Using the newly created get_one_score() function, I then created a new function that performs the above function for a given number of iterations and returns the corresponding roster and the mean, standard deviation, and max score.

get_mean_score <- function(n, players) {
  
  x <- replicate(n, get_one_score(players))
  final <- list(roster=players, score_mean=mean(x), score_sd=sd(x), score_max=max(x))
  
  return(final)
  
}

Finally, I ran each of the potential roster combinations through the get_mean_score() function for 500 repetitions each. To maximize computational performance, I used the map2() function from the purrr package. I converted the final result to a dataframe for easier inspection of the results.

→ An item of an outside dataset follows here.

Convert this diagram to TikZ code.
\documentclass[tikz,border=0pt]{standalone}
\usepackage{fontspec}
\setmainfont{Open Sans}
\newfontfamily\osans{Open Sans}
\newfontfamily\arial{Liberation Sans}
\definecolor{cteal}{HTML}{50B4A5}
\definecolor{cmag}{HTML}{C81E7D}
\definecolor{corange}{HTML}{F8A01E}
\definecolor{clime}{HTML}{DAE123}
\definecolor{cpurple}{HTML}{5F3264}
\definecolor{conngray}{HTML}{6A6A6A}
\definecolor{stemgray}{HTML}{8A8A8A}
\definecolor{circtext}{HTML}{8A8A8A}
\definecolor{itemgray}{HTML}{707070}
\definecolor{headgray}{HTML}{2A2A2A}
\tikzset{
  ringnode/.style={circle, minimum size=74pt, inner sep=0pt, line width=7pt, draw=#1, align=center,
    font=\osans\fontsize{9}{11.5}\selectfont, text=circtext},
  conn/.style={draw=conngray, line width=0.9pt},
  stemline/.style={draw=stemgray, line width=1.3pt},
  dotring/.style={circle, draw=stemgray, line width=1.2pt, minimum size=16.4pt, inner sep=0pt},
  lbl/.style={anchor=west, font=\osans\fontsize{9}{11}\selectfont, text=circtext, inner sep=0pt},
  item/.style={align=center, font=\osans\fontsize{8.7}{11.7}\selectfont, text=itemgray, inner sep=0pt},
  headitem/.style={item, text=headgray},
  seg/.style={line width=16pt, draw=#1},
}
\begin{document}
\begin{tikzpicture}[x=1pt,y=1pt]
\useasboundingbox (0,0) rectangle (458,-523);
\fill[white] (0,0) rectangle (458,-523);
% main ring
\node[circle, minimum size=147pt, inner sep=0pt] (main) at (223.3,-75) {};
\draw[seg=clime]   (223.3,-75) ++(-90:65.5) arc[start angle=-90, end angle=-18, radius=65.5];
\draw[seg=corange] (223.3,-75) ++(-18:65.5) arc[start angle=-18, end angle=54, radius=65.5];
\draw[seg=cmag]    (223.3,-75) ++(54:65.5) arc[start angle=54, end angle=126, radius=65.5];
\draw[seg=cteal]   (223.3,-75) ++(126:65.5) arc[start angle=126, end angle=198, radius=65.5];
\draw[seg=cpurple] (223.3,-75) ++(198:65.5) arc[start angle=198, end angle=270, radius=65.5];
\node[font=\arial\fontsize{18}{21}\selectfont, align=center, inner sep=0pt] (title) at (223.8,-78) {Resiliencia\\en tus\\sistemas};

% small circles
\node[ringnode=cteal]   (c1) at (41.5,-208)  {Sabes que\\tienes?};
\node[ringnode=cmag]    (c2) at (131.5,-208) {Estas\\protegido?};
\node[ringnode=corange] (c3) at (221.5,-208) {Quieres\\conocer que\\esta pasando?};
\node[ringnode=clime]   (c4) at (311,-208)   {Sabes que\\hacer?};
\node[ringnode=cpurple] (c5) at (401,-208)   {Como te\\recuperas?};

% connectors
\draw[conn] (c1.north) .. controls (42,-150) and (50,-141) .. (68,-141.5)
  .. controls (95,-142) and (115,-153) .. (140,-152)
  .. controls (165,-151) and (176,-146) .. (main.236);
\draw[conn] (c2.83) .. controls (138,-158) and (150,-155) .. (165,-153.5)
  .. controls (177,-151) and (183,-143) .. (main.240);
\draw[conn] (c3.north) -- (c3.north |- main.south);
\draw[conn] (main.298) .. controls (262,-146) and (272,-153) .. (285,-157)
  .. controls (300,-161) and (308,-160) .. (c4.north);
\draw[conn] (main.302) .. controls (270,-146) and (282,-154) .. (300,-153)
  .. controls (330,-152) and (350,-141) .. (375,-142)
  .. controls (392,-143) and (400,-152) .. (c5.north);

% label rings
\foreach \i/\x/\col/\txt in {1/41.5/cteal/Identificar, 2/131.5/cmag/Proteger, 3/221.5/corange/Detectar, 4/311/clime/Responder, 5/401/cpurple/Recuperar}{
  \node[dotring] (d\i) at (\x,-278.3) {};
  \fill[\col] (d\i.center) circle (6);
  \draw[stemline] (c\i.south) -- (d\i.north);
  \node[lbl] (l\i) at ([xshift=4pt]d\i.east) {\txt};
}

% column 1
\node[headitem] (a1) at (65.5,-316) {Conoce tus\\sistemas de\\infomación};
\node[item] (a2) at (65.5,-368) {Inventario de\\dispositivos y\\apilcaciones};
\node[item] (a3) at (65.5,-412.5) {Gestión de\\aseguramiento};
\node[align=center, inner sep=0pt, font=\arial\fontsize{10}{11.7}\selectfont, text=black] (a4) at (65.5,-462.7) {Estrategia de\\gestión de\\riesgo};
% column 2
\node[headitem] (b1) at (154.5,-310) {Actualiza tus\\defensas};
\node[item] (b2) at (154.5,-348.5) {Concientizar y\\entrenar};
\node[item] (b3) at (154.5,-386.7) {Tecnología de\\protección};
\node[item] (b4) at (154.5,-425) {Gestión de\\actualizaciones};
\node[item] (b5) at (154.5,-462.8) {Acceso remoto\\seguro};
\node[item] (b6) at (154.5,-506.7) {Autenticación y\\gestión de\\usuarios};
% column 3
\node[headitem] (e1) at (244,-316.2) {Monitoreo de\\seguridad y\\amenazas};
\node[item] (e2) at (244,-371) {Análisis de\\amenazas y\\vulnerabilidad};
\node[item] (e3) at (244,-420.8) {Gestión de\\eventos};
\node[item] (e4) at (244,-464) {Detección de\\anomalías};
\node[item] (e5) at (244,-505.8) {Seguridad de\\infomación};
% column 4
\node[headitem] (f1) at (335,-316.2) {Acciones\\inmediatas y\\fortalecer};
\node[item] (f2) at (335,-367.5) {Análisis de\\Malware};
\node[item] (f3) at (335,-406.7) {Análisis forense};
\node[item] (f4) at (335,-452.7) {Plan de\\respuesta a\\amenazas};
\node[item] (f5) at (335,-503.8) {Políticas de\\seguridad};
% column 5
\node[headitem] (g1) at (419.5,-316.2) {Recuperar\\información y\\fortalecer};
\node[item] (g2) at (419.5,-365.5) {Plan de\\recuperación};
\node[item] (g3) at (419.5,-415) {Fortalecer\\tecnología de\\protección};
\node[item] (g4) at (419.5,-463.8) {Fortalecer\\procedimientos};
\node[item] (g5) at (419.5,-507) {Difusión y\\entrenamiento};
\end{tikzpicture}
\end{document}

Then came the fun part. I was able to see which roster had the best average score across the 500 simulations. However, there’s a reason I also included the standard deviation and maximum value of the simulations. Looking at the competition structure, with its thousands of competitors and significant prize money for only the top few, it doesn’t pay to have a “safe but good” roster. I need a roster with high upside if my lottery ticket is going to beat out thousands of other rosters. So instead of choosing my roster exclusively on the mean score, I will want to ensure that the combination of players has sufficient upside to place highly in the tournament.

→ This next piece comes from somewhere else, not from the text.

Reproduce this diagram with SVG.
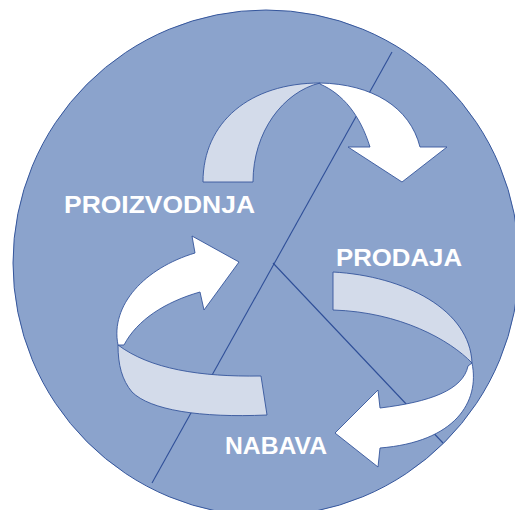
<svg xmlns="http://www.w3.org/2000/svg" width="515" height="510" viewBox="0 0 515 510">
<style>
.bg{fill:#8ba3cc;stroke:#35569c;stroke-width:1}
.ln{fill:none;stroke:#2f4f98;stroke-width:1.1}
.back{fill:#d3dbea;stroke:#35569c;stroke-width:0.9;stroke-linejoin:round}
.front{fill:#ffffff;stroke:#35569c;stroke-width:0.9;stroke-linejoin:round}
.lbl{font-family:"Liberation Sans",Arial,sans-serif;font-weight:bold;font-size:23px;fill:#ffffff}
</style>
<rect width="515" height="510" fill="#ffffff"/>
<g id="circle">
<circle class="bg" cx="266" cy="263" r="253"/>
</g>
<g id="connectors">
<line class="ln" x1="392" y1="52" x2="152" y2="483"/>
<line class="ln" x1="273" y1="263" x2="443" y2="443"/>
</g>
<g id="arrow-top">
<path class="back" d="M203,182 C203,122 250,83 320,83 C283,92 253,132 253,182 Z"/>
<path class="front" d="M320,83 C372,84 410,107 420,147 L447,147 L402,182 L348,147 L370,147 C360,115 343,94 320,84 Z"/>
</g>
<g id="arrow-left">
<path class="back" d="M118,345 C150,369 200,377 261,376 L267,415 C200,418 150,410 132,392 C122,380 118,365 118,345 Z"/>
<path class="front" d="M118,345 C110,305 145,268 195,253 L192,236 L239,262 L204,310 L200,292 C165,302 137,320 124,345 Z"/>
</g>
<g id="arrow-right">
<path class="back" d="M333,272 C405,276 470,310 472,363 C450,340 400,312 333,310 Z"/>
<path class="front" d="M472,363 C480,402 455,442 380,448 L378,467 L335,433 L378,390 L380,408 C430,402 463,390 468,366 Z"/>
</g>
<g id="label-proizvodnja">
<text class="lbl" x="64" y="213" textLength="191" lengthAdjust="spacingAndGlyphs">PROIZVODNJA</text>
</g>
<g id="label-prodaja">
<text class="lbl" x="336" y="266" textLength="126" lengthAdjust="spacingAndGlyphs">PRODAJA</text>
</g>
<g id="label-nabava">
<text class="lbl" x="225" y="454" textLength="102" lengthAdjust="spacingAndGlyphs">NABAVA</text>
</g>
</svg>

I don’t think anybody knows how long this competition will be running for, but I plan on using this code to give myself the best chance possible for each tournament. I’ll post an update if I ever place in the money. Taking a peak at my lineups each day may just be enough to distract myself from the fact that these aren’t real (or real fantasy) NBA games being played.